Projects are top level entity in Flyte. You can fetch multiple projects or one project using the CLI. Think about projects like namespaces.
- create
$ flytectl create projects --name "Human readable Name of project" --id project-id --labels key=value --labels key=value --description "long string"
Alternatively
$ flytectl create project -f project.yaml
project.yaml
name: Human readable project name
id: project-x
labels:
- k: v
- k1: v1
description: |
Long description
- get
$ flytectl get projects [project-name] [-o yaml | -o json | default -o table]
- update
$ flytectl update projects --id project-x ...
# You can only update one project at a time
- get
$ flytectl get tasks [task-name] [-o yaml | -o json | default -o table] [--filters...] [--sort-by...] [--selectors...]
- get a specific version and get a template to launch Create an execution is complicated as the user needs to know all the input types, and a way to simplify this could be to create a YAML template locally from the launchplan (the interface, etc.)
$ flytectl get task task-name --execution-template -o YAML
yaml.template (TBD)
This is a special version of the get launch-plan which can be executed by passing it to create execution.
- create
- create
- update
Support
- get
$ flytectl get workflows [workflow-name] [-o yaml | -o json | default -o table] [--filters...] [--sort-by...] [--selectors...]
- create
- update
Support
- get
$ flytectl get launch-plans [launchplan-name] [-o yaml | -o json | default -o table] [--filters...] [--sort-by...] [--selectors...]
- get a specific version and get a template to launch Create an execution is complicated as the user needs to know all the input types, and a way to simplify this could be to create a YAML template locally from the launchplan (the interface, etc.)
$ flytectl get launch-plans launch-plan-name --execution-template -o YAML
yaml.template (TBD)
This is a special version of the get launch-plan which can be executed by passing it to create execution.
- create
- update
Create or retrieve an execution.
- get Get all executions or get a single execution.
$ flytectl get execution [exec-name] [-o yaml | -o json | default -o table] [--filters...] [--sort-by...] [--selectors...]
An interesting feature in get-execution might be to filter the execution of a node within the execution only or quickly find the ones that have failed.

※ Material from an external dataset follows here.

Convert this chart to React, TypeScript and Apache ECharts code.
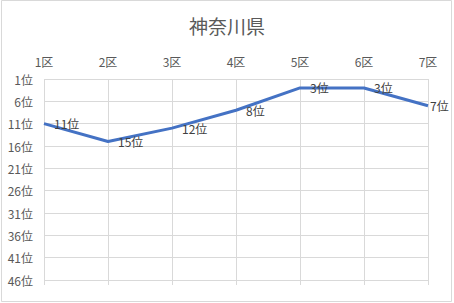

Visualizing the execution is also challenging. We may want to visualize We could use https://graphviz.org/ to visualize the DAG. Within the DAG, NodeExecutions and corresponding task executions need to be fetched.
- create Create an execution for a LaunchPlan or a Task. This is very interesting as it should accept inputs for the execution.
$ flytectl create execution -f template.yaml (see get-template command)
OR
$ flytectl create execution --launch-plan "name" --inputs "key=value"
- delete - here refers to terminate
Ability to retrieve the matchable entity and edit its details
- get
- create
- update
Support
- get
- create
- update
Today Flytesnacks houses a few examples for Flyte usage in python. When a user wants to get started with Flyte quickly, it would be preferable that all Flytesnacks examples are serialized and stored as artifacts in flytesnacks for every checkin. This can be done for python flytekit using pyflyte serialize
command. Once they are posted as serialized blobs, flytectl could easily retrieve them and register them in a specific project as desired by the user.
$ flytectl examples register-all [cookbook|plugins|--custom-path=remote-path] [--semver semantic-version-of-flytesnacks-examples] --target-project --target-domain
The remote has to follow a protocol. It should be an archive - tar.gz
with two folders example-set/ -tasks/*.pb -workflows/*.pb
All the workflows in this path will be installed to the target project/domain.
Maybe we should look at boilr
or some other existing framework to do this
$ flytectl init project --archetype tensorflow-2.0
$ flytectl init project --archetype spark-3.0
$ flytectl init project --archetype xgboost
...
All these archetypes should be available in a separate repository for this to work. An archetype is a template with dockerfile and folder setup with flytekit.config.